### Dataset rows
# # #

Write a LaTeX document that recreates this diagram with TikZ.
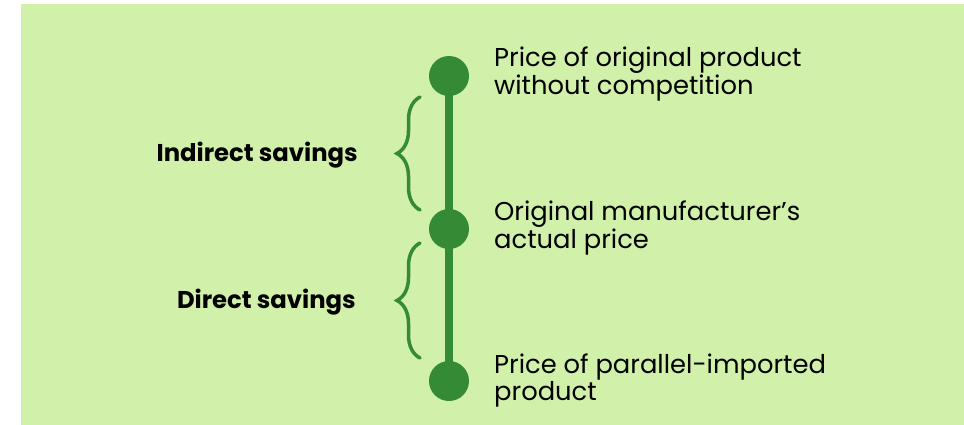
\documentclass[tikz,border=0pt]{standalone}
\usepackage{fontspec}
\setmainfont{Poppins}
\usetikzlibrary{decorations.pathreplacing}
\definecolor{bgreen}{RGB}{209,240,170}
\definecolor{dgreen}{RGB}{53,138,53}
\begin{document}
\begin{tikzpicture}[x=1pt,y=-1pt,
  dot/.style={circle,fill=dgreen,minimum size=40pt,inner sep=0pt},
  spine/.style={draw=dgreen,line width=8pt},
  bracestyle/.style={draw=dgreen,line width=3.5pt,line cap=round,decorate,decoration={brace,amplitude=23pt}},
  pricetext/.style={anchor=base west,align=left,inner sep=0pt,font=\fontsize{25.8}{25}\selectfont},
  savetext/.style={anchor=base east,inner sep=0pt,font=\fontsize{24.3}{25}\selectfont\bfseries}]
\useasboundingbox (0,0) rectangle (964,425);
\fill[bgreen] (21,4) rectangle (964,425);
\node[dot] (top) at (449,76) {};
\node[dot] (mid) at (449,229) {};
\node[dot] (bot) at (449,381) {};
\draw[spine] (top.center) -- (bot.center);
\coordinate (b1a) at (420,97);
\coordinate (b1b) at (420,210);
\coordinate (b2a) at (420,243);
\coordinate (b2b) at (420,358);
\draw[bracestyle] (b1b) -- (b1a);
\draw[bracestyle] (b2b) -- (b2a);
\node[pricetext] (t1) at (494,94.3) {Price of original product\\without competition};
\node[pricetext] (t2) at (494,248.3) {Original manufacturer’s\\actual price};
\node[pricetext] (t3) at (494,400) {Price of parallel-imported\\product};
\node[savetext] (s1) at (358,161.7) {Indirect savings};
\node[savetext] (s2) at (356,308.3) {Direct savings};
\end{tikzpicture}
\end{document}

# # #

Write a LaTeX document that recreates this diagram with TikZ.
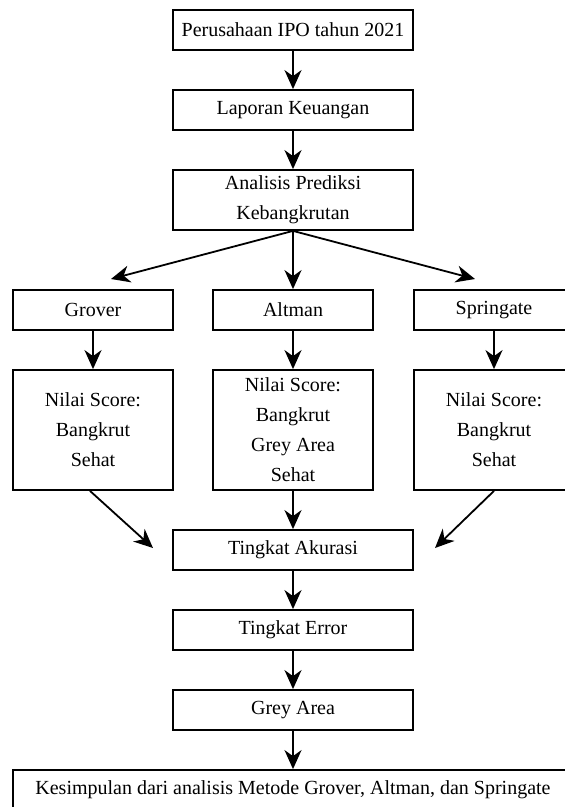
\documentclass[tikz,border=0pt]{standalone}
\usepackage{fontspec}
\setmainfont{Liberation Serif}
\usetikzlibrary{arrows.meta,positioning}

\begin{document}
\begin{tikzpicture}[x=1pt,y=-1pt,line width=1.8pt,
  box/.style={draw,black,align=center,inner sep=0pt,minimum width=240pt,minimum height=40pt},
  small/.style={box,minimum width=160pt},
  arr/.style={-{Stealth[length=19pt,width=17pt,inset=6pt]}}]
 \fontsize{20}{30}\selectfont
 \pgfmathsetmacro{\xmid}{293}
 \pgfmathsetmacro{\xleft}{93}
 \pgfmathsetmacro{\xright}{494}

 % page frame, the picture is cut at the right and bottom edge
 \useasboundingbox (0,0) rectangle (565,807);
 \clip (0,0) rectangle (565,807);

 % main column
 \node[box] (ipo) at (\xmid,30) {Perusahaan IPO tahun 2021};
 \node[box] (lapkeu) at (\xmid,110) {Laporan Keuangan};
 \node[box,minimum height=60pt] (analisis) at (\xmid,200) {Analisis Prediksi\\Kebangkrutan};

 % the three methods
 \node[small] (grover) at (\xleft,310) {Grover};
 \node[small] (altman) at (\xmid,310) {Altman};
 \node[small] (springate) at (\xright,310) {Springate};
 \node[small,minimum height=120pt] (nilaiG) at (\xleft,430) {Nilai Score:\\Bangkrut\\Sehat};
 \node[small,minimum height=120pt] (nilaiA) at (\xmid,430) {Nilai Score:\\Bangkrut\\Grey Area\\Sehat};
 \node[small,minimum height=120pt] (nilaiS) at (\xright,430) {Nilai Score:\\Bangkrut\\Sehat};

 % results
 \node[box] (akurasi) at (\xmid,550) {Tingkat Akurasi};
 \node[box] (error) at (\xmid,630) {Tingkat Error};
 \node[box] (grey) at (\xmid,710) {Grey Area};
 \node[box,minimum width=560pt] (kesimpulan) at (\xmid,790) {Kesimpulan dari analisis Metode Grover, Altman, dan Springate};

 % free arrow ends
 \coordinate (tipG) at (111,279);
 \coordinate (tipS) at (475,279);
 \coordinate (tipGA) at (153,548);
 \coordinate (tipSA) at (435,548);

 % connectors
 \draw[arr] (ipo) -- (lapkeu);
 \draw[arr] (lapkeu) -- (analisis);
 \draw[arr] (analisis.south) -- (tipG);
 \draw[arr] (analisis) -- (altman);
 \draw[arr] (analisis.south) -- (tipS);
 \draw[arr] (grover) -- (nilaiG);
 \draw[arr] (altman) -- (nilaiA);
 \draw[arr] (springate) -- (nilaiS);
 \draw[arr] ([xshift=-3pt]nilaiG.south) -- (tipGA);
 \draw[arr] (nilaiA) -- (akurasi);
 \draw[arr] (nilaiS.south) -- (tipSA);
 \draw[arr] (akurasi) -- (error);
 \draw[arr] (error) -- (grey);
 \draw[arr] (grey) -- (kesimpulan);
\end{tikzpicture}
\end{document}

# # #

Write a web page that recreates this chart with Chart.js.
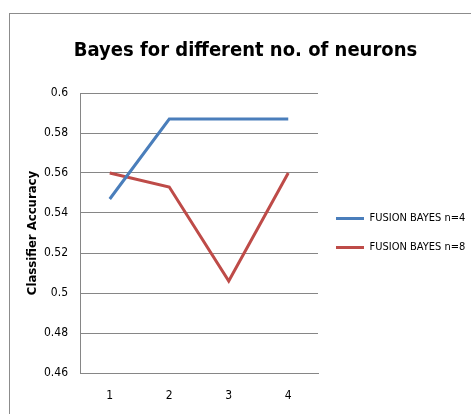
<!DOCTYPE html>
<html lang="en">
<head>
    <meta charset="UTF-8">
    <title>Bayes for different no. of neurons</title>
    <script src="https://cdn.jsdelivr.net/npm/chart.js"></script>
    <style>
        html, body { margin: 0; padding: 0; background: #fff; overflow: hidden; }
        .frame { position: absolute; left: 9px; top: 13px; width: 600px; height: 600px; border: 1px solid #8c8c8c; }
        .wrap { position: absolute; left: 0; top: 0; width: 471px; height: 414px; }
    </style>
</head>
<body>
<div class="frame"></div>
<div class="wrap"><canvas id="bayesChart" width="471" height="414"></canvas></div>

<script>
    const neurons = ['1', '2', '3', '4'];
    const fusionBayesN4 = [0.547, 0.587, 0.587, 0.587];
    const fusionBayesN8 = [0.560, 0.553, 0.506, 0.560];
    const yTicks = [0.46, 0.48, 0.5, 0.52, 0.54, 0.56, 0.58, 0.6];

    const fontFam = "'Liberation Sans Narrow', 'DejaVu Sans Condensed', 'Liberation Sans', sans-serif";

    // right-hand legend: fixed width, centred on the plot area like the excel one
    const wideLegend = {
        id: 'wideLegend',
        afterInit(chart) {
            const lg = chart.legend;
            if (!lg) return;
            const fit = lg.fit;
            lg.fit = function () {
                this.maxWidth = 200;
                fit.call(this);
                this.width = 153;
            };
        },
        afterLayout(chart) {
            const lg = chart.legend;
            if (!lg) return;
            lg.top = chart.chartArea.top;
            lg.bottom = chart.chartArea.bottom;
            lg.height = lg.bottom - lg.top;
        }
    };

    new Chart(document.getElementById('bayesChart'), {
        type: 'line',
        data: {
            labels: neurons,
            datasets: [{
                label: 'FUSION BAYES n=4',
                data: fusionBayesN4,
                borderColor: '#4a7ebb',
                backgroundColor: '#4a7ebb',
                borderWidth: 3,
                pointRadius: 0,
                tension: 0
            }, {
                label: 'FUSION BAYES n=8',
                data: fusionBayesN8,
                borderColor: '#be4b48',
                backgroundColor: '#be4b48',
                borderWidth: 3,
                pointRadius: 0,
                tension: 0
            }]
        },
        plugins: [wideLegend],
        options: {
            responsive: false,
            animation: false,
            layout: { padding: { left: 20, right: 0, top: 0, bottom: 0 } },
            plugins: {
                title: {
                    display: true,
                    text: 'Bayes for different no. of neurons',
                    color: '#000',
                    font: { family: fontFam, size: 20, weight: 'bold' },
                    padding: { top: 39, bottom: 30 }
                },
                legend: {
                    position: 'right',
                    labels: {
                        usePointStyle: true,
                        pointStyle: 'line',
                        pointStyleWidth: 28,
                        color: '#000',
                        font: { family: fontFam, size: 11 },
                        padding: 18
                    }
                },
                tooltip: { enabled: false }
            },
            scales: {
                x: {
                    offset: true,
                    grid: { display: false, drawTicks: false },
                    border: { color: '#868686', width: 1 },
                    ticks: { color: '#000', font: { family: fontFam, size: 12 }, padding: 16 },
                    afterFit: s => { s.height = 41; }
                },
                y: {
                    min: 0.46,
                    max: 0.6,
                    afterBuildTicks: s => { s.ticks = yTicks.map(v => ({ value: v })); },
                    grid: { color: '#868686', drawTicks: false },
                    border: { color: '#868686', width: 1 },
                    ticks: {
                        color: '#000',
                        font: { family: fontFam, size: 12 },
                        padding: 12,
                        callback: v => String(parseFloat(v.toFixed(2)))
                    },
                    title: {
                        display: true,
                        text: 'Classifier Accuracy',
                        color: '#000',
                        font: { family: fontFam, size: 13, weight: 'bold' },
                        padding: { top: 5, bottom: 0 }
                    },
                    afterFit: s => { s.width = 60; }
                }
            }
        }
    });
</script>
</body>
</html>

# # #

### WHAT YOU WILL DO
Identify all lines in the records above with the word "page".

### ANSWER TO THE PROBLEM
 % page frame, the picture is cut at the right and bottom edge
Write a web page that recreates this chart with Chart.js.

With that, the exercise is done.